**Source material**
— START —

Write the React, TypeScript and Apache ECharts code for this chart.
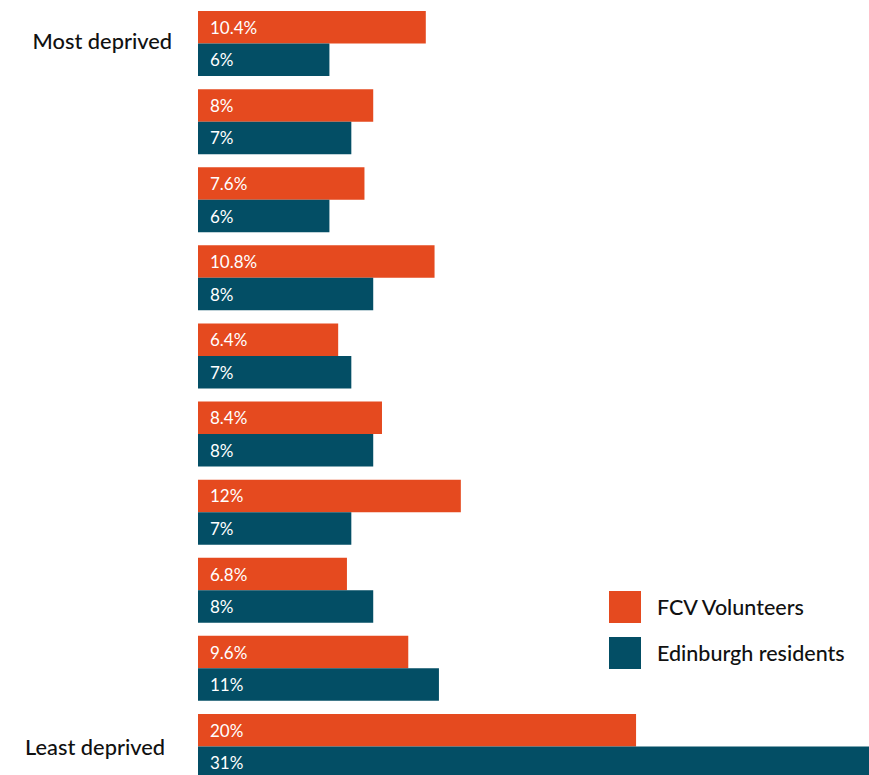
import React, { useEffect, useRef } from "react";
import * as echarts from "echarts";

const categories = ["1", "2", "3", "4", "5", "6", "7", "8", "9", "10"];
const categoryLabels: Record<string, string> = { "1": "Most deprived", "10": "Least deprived" };
const fcvVolunteers = [10.4, 8, 7.6, 10.8, 6.4, 8.4, 12, 6.8, 9.6, 20];
const edinburghResidents = [6, 7, 6, 8, 7, 8, 7, 8, 11, 31];
const seriesNames = ["FCV Volunteers", "Edinburgh residents"];
const colors = ["#E54A1F", "#034E65"];

const FONT = "Lato, 'Open Sans', sans-serif";

export default function App() {
  const ref = useRef<HTMLDivElement>(null);
  useEffect(() => {
    if (!ref.current) return;
    const chart = echarts.init(ref.current, undefined, { renderer: "svg" });
    const label = {
      show: true,
      position: "insideLeft" as const,
      distance: 12,
      color: "#ffffff",
      fontSize: 17,
      fontFamily: FONT,
      formatter: (p: any) => `${p.value}%`,
    };
    chart.setOption({
      animation: false,
      grid: { left: 198, width: 679, top: 4.5, height: 781 },
      xAxis: {
        type: "value",
        min: 0,
        max: 31,
        show: false,
      },
      yAxis: {
        type: "category",
        data: categories,
        inverse: true,
        axisLine: { show: false },
        axisTick: { show: false },
        splitLine: { show: false },
        axisLabel: {
          margin: 26,
          interval: 0,
          formatter: (v: string) =>
            v === "10" ? `{b|${categoryLabels[v]}}` : categoryLabels[v] ? `{a|${categoryLabels[v]}}` : "",
          rich: {
            a: { fontSize: 21.8, fontFamily: FONT, fontWeight: 500, color: "#111", padding: [0, 0, 6, 0] },
            b: { fontSize: 21.8, fontFamily: FONT, fontWeight: 500, color: "#111", padding: [0, 7, 0, 0] },
          },
        },
      },
      legend: {
        orient: "vertical",
        left: 609,
        top: 591,
        padding: 0,
        itemWidth: 32,
        itemHeight: 32,
        itemGap: 14,
        icon: "rect",
        data: seriesNames,
        textStyle: { fontSize: 21.5, fontFamily: FONT, fontWeight: 500, color: "#111", padding: [0, 0, 0, 11] },
      },
      series: [
        {
          name: seriesNames[0],
          type: "bar",
          data: fcvVolunteers,
          barWidth: 32.5,
          barGap: "0%",
          itemStyle: { color: colors[0] },
          label,
        },
        {
          name: seriesNames[1],
          type: "bar",
          data: edinburghResidents,
          barWidth: 32.5,
          barGap: "0%",
          itemStyle: { color: colors[1] },
          label,
        },
      ],
    });
    return () => chart.dispose();
  }, []);
  return (
    <div
      ref={ref}
      style={{ position: "fixed", left: 0, top: 0, width: 900, height: 800, background: "#fff" }}
    />
  );
}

— END —

**Set task**
Your task is to gather every line with the word "React" and copy it.

**Finished task**
Write the React, TypeScript and Apache ECharts code for this chart.
import React, { useEffect, useRef } from "react";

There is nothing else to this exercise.